Personal exemptions mattered in 2016
Unlike more recent tax years after major federal tax law changes, the 2016 return still used personal exemptions. The base amount was $4,050 per exemption. If you were single and claimed only yourself, your exemption amount could be $4,050. A married couple filing jointly with two dependent children could potentially claim four exemptions, or $16,200, subject to the phaseout rules.
However, higher-income taxpayers did not always get the full exemption benefit. In 2016, the IRS used a phaseout mechanism based on AGI. Once AGI rose above specific thresholds, the available exemption amount gradually declined. That means two households with identical family size could have very different exemption totals if one had a much higher AGI.
The 2016 Pease limitation on itemized deductions
Another important historical rule is the itemized deduction limitation. This rule reduced itemized deductions for some higher-income taxpayers by the lesser of:
- 3% of the amount by which AGI exceeded the threshold, or
- 80% of otherwise allowable itemized deductions
For 2016, thresholds commonly associated with both the exemption phaseout and itemized deduction reduction were:
- Single: $259,400
- Married Filing Jointly: $311,300
- Married Filing Separately: $155,650
- Head of Household: $285,350
If your AGI is below the threshold for your filing status, itemized deductions are not reduced under this rule. If your AGI is above the threshold, the calculator can estimate the reduction automatically. This matters for high-income historical returns, especially when comparing standard versus itemized deductions.

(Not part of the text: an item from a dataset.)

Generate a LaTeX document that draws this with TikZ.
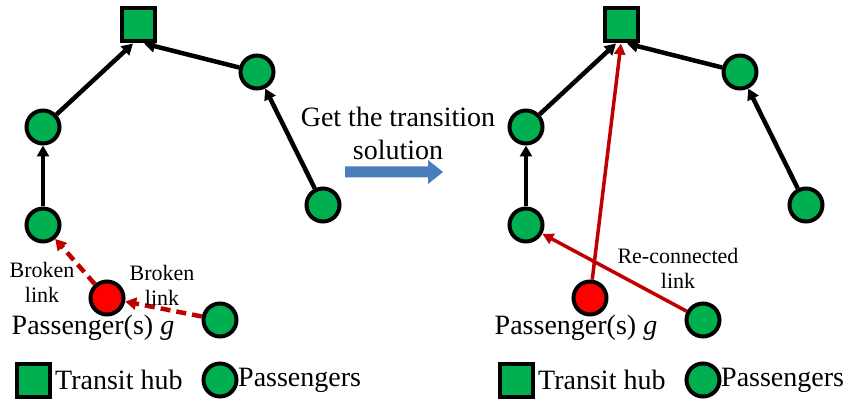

Why filing status can change your 2016 tax so much
Filing status is not just a label. It changes your standard deduction, your bracket widths, and the income thresholds used for phaseout calculations. Consider two taxpayers with the same income and deductions. A Head of Household filer can often owe less federal tax than a Single filer because the standard deduction is larger and the lower tax brackets extend higher. Married Filing Jointly also offers wider lower-rate brackets than Single or Married Filing Separately in many cases.
That is why one of the first things to verify on an old return is whether the filing status was correct. Taxpayers reviewing prior-year records often discover that changing filing status assumptions can significantly affect withholding expectations, estimated tax payments, and final balances due.
What this calculator includes and what it does not
The calculator above is useful because it captures core 2016 federal income tax mechanics. It computes:
- Total income from wages plus other taxable income
- Adjusted gross income after adjustments
- Deduction selection using standard, itemized, or better-of method
- 2016 personal exemptions with a phaseout estimate
- Taxable income
- Regular federal income tax under 2016 brackets
- Estimated refund or balance due after federal withholding
It does not fully model every tax schedule or special case. For example, qualified dividends and long-term capital gains use different rate structures. Self-employed taxpayers may owe self-employment tax on top of income tax. Some families may qualify for credits such as the child tax credit, earned income credit, education credits, or dependent care credits, which can reduce total tax substantially. If those factors apply to you, treat the result as a strong base estimate rather than a final filed-return number.
Where to verify 2016 IRS tax data
Whenever you are working with prior-year tax calculations, it is best to compare your assumptions against original IRS instructions and official government resources. The following authoritative sources are especially helpful:
- IRS 2016 Form 1040 Instructions
- IRS Prior Year Forms and Instructions
- Cornell Law School Legal Information Institute: Internal Revenue Code
Common reasons people still need a 2016 federal tax calculator
Even though 2016 is not a current filing year, older tax calculations remain relevant. You may need a 2016 estimate if you are preparing an amended return, reviewing a past divorce or support order, validating old payroll records, responding to an IRS notice, rebuilding books for a small business, or documenting historical income for lending or legal purposes. A good calculator reduces guesswork and helps you test scenarios quickly.
For example, you might compare what happens if you use standard deductions versus itemized deductions, or what happens if an adjustment to income was missed originally. You may also use a historical tax calculator to estimate whether withholding was adequate. In many review situations, understanding whether a taxpayer likely overpaid or underpaid helps determine the next step before pulling full transcripts or preparing a corrected filing.
Best practices when using a 2016 tax estimator
- Use complete income figures from W-2s, 1099s, and business records.
- Separate adjustments to income from itemized deductions, since they affect different parts of the computation.
- Confirm the correct filing status based on 2016 facts.
- Count exemptions carefully, including dependents who qualified in 2016.
- Compare standard and itemized deductions unless you know one must apply.
- Check whether special taxes or credits materially change your final return.
- Use official IRS instructions to validate unusual situations.
As a rule, the closer your inputs are to the original return data, the closer the estimate will be to your actual 2016 federal income tax. If your result from this calculator appears meaningfully different from a filed return, the difference often comes from credits, capital gains rates, self-employment tax, or other schedules not captured in a simplified estimator.
Final takeaway
A reliable federal tax calculator 2016 IRS tool should do more than just multiply income by a tax rate. It should reflect the actual structure of tax year 2016, including filing status, progressive brackets, deductions, exemptions, and phaseout rules. That is exactly the purpose of the calculator on this page. Use it as a practical starting point for prior-year tax review, scenario analysis, or educational reference, and cross-check complex cases with original IRS publications or a qualified tax professional.